===== DATASET EXTRACT =====

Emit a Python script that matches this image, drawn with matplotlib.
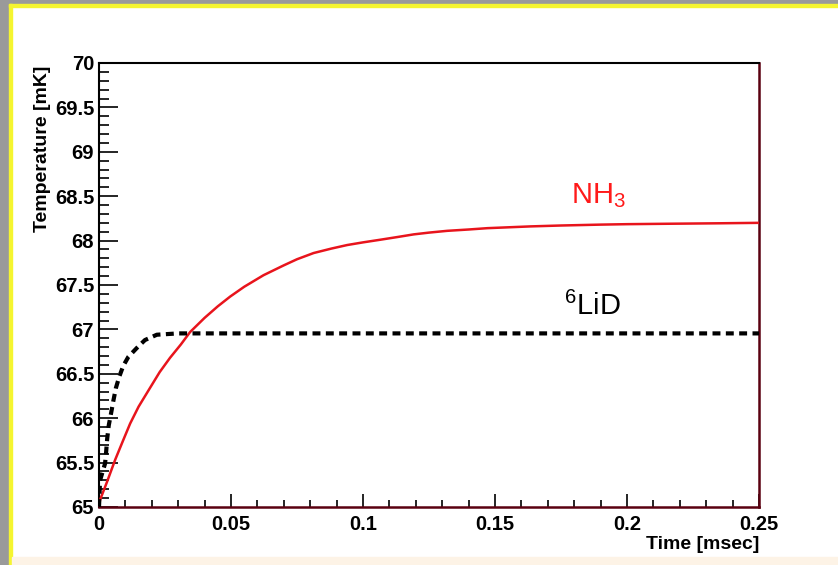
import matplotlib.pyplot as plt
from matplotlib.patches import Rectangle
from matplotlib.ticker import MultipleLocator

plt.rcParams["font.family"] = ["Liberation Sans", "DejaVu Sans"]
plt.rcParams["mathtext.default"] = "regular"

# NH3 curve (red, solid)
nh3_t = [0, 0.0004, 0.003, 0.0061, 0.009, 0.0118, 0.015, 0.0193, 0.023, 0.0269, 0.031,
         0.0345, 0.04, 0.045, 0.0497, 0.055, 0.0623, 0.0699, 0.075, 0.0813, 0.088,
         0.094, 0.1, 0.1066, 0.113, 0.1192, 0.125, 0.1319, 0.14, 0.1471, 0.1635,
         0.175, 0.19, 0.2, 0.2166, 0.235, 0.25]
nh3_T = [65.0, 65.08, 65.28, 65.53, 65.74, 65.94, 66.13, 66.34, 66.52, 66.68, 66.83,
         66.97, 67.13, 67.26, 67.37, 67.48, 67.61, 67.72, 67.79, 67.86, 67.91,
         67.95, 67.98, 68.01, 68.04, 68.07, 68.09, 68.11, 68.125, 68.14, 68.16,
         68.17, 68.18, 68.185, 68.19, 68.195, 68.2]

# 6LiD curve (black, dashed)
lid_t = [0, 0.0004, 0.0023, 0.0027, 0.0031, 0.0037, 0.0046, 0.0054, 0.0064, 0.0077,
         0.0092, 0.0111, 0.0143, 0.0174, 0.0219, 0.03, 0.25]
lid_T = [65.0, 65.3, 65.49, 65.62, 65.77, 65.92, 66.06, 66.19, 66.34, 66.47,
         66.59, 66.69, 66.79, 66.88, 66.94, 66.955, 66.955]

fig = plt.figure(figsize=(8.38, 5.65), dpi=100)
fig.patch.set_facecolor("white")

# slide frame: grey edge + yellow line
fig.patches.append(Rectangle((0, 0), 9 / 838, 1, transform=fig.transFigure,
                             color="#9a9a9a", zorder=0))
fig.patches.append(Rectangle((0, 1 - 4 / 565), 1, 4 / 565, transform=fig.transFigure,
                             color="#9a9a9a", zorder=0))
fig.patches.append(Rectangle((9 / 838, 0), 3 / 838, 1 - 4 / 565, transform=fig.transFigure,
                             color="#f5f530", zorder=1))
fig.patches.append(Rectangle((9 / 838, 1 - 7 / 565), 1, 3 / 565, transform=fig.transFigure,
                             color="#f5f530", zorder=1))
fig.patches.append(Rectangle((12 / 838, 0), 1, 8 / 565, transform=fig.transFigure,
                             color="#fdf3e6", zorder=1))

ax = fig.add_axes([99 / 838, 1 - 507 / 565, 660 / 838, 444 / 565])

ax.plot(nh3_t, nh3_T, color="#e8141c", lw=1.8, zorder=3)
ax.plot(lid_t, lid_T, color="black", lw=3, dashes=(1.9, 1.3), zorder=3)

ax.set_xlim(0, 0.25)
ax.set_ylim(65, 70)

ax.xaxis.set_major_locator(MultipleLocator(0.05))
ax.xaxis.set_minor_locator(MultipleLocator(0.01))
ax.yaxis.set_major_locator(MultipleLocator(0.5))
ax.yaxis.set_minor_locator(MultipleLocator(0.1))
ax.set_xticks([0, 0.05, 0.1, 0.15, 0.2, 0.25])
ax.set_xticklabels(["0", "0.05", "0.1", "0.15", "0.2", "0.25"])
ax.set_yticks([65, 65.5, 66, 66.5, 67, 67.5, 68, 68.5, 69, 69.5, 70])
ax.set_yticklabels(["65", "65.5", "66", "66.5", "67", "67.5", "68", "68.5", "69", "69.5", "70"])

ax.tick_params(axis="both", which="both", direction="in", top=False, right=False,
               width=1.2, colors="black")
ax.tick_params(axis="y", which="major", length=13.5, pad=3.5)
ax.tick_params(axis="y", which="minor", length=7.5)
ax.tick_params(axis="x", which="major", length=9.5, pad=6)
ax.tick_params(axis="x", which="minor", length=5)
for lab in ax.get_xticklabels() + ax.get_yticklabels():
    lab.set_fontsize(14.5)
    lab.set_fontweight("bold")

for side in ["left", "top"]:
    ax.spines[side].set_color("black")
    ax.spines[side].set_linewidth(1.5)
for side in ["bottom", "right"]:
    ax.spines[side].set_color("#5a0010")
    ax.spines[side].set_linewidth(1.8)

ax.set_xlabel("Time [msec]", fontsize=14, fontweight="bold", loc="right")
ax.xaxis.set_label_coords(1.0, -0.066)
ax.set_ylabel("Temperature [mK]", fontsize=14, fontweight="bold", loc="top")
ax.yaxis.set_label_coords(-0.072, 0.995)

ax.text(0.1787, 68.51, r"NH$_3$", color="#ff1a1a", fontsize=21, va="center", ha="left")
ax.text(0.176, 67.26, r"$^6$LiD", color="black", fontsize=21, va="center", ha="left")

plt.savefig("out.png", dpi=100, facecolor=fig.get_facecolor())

=====

▶ _SHORT EXERCISE_
Return nothing but the lines running from the start of the data to the line with "68.17, 68.18, 68.185, 68.19, 68.195, 68.2]", please, both ends included and no pictures.

▶ _EXERCISE RESULT_
Emit a Python script that matches this image, drawn with matplotlib.
import matplotlib.pyplot as plt
from matplotlib.patches import Rectangle
from matplotlib.ticker import MultipleLocator

plt.rcParams["font.family"] = ["Liberation Sans", "DejaVu Sans"]
plt.rcParams["mathtext.default"] = "regular"

# NH3 curve (red, solid)
nh3_t = [0, 0.0004, 0.003, 0.0061, 0.009, 0.0118, 0.015, 0.0193, 0.023, 0.0269, 0.031,
         0.0345, 0.04, 0.045, 0.0497, 0.055, 0.0623, 0.0699, 0.075, 0.0813, 0.088,
         0.094, 0.1, 0.1066, 0.113, 0.1192, 0.125, 0.1319, 0.14, 0.1471, 0.1635,
         0.175, 0.19, 0.2, 0.2166, 0.235, 0.25]
nh3_T = [65.0, 65.08, 65.28, 65.53, 65.74, 65.94, 66.13, 66.34, 66.52, 66.68, 66.83,
         66.97, 67.13, 67.26, 67.37, 67.48, 67.61, 67.72, 67.79, 67.86, 67.91,
         67.95, 67.98, 68.01, 68.04, 68.07, 68.09, 68.11, 68.125, 68.14, 68.16,
         68.17, 68.18, 68.185, 68.19, 68.195, 68.2]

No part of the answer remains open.